→ Task objective
Restate the lines word for word, from the first line of the records through the line containing "const toPoints = arr". Leave out the pictures and anything after that line.

→ Supplied entries
* begin *

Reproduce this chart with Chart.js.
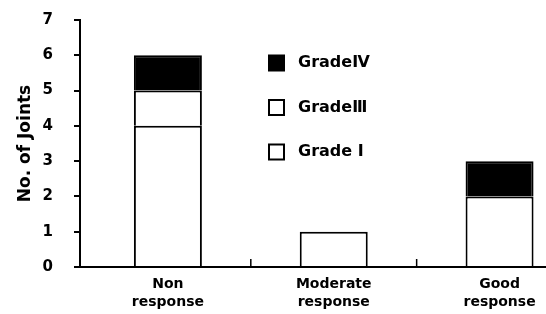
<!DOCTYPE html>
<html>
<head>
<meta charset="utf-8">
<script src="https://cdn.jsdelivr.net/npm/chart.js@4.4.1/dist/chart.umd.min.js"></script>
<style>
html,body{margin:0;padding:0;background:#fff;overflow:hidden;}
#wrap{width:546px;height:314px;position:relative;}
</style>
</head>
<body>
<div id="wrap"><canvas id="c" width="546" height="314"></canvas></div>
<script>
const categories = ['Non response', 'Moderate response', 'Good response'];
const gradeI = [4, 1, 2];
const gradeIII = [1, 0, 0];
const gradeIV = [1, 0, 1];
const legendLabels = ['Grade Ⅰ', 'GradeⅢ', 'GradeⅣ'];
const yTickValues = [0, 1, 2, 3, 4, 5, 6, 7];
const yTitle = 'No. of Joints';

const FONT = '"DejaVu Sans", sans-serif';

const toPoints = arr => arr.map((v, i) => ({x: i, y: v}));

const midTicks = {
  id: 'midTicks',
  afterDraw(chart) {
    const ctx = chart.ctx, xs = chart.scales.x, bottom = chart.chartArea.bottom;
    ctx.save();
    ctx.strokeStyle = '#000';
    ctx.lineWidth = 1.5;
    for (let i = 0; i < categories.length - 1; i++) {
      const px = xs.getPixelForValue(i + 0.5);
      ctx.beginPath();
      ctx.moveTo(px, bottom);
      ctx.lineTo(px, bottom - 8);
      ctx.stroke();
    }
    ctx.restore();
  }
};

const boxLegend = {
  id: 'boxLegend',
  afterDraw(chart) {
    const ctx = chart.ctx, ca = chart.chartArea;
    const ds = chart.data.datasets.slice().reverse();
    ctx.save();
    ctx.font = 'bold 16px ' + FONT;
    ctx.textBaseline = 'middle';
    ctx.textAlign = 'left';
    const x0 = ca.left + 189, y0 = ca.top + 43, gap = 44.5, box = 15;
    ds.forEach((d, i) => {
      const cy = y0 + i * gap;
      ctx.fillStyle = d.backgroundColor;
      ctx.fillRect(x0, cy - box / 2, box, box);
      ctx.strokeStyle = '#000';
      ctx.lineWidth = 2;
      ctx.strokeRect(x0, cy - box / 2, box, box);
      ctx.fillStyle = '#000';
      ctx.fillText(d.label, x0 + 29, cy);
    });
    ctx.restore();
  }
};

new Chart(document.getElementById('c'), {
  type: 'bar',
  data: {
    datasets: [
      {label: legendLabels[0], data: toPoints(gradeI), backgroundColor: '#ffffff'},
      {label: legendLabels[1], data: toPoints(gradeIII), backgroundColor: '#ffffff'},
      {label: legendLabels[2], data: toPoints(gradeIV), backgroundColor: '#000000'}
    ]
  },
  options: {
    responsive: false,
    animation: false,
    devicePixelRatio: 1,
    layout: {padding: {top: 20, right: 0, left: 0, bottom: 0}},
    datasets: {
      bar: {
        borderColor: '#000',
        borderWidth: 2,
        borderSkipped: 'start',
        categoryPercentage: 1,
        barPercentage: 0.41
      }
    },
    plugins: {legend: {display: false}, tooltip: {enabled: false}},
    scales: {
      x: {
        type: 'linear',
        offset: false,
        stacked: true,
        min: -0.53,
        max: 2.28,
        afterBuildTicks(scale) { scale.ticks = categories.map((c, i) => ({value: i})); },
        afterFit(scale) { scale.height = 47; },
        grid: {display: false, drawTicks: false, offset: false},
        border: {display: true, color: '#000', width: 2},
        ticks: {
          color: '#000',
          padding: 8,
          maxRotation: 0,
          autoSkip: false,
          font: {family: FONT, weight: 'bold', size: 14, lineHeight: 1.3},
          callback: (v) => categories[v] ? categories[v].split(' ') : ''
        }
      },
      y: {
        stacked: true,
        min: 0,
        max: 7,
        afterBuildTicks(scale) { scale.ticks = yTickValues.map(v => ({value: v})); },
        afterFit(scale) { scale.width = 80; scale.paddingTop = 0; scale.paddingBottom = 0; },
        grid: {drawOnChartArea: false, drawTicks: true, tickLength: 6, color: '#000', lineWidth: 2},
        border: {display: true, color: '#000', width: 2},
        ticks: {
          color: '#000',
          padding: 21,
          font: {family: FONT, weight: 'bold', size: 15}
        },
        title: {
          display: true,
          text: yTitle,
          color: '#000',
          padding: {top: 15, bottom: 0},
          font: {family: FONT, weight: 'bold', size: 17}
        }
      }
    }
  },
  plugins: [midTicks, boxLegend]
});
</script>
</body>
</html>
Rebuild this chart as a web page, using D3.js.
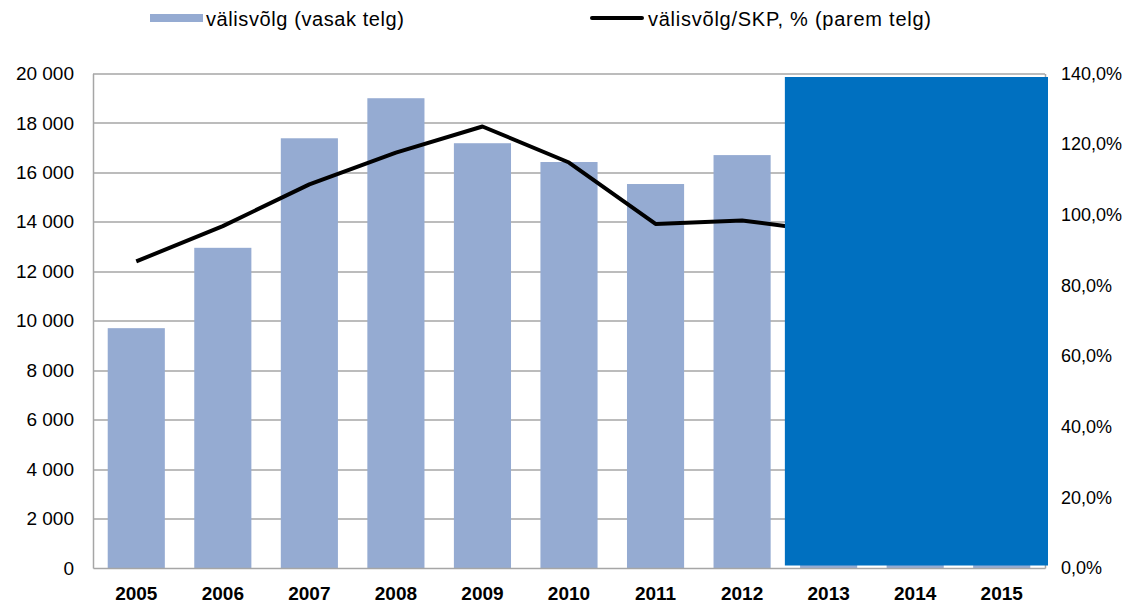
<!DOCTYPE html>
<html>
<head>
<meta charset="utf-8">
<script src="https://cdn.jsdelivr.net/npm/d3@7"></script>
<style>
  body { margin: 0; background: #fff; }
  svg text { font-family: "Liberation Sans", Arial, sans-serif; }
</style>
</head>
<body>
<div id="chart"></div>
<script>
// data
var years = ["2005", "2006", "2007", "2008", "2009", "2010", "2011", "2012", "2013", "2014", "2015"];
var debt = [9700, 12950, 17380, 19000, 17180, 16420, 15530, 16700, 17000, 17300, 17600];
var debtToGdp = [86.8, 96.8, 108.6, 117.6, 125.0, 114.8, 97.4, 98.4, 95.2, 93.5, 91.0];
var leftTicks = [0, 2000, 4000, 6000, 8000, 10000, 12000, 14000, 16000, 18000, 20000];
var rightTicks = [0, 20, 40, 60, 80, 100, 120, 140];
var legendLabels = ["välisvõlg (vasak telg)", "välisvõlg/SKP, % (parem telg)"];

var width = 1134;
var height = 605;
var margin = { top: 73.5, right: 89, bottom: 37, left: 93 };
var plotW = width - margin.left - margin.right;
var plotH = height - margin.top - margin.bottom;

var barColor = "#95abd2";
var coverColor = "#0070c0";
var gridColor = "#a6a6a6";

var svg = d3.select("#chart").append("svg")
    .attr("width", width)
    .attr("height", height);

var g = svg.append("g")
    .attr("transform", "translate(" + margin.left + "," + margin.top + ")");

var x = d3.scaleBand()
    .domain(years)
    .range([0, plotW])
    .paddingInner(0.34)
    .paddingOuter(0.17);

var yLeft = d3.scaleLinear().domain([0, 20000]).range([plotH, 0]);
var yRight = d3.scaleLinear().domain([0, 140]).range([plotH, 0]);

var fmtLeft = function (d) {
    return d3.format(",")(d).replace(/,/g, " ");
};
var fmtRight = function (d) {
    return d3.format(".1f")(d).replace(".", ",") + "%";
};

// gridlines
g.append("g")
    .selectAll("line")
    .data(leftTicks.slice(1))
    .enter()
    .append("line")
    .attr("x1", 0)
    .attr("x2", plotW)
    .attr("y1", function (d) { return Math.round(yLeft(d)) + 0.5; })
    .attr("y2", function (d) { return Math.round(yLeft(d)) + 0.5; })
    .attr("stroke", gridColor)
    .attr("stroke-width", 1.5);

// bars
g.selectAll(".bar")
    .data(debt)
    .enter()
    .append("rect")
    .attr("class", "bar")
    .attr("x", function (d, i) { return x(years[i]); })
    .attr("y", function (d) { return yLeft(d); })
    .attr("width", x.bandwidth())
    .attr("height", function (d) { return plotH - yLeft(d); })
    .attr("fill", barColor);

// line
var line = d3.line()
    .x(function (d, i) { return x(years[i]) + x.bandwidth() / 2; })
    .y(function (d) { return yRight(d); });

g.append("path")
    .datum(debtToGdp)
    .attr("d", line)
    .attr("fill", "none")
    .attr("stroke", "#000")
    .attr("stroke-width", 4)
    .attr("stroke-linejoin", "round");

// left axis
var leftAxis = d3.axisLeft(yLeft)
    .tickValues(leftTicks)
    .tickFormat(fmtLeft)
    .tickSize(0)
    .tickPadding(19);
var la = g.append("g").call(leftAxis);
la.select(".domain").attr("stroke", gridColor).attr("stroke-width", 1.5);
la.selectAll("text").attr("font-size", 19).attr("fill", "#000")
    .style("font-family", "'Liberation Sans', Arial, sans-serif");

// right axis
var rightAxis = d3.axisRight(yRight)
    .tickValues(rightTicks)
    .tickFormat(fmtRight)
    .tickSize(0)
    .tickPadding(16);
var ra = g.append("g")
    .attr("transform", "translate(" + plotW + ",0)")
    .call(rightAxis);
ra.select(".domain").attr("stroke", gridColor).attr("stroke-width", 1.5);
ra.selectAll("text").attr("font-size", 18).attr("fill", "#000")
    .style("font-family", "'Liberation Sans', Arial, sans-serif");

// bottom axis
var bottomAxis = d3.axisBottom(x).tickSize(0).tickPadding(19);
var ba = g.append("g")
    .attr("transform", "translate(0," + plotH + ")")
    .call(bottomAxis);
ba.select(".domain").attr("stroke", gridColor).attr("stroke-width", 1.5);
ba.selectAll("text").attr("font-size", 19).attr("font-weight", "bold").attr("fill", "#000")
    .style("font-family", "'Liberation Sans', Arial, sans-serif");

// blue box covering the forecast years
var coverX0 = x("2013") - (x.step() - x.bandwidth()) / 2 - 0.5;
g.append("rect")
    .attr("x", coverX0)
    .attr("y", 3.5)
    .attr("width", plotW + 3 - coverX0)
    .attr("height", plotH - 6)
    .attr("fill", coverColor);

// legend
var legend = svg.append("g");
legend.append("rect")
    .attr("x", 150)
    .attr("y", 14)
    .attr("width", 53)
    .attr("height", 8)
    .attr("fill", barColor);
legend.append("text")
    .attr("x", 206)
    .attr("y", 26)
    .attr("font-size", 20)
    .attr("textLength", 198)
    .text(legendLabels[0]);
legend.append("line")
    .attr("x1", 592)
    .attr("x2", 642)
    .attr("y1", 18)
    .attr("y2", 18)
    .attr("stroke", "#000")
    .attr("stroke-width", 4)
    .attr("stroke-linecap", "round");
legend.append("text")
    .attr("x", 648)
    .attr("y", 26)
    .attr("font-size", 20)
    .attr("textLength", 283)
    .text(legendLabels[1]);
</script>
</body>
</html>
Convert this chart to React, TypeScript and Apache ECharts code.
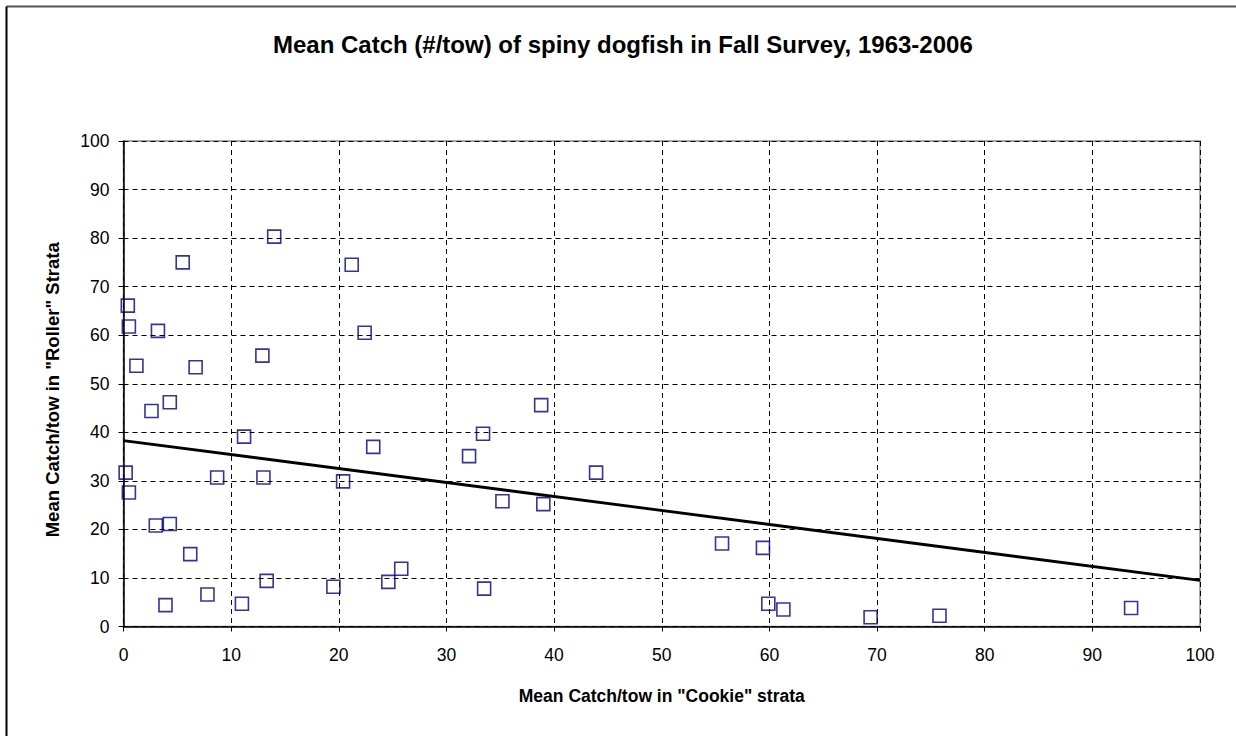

* end *

→ Response to the task
Reproduce this chart with Chart.js.
<!DOCTYPE html>
<html>
<head>
<meta charset="utf-8">
<script src="https://cdn.jsdelivr.net/npm/chart.js@4.4.1/dist/chart.umd.min.js"></script>
<style>
html,body{margin:0;padding:0;background:#fff;overflow:hidden;}
#wrap{width:546px;height:314px;position:relative;}
</style>
</head>
<body>
<div id="wrap"><canvas id="c" width="546" height="314"></canvas></div>
<script>
const categories = ['Non response', 'Moderate response', 'Good response'];
const gradeI = [4, 1, 2];
const gradeIII = [1, 0, 0];
const gradeIV = [1, 0, 1];
const legendLabels = ['Grade Ⅰ', 'GradeⅢ', 'GradeⅣ'];
const yTickValues = [0, 1, 2, 3, 4, 5, 6, 7];
const yTitle = 'No. of Joints';

const FONT = '"DejaVu Sans", sans-serif';

const toPoints = arr => arr.map((v, i) => ({x: i, y: v}));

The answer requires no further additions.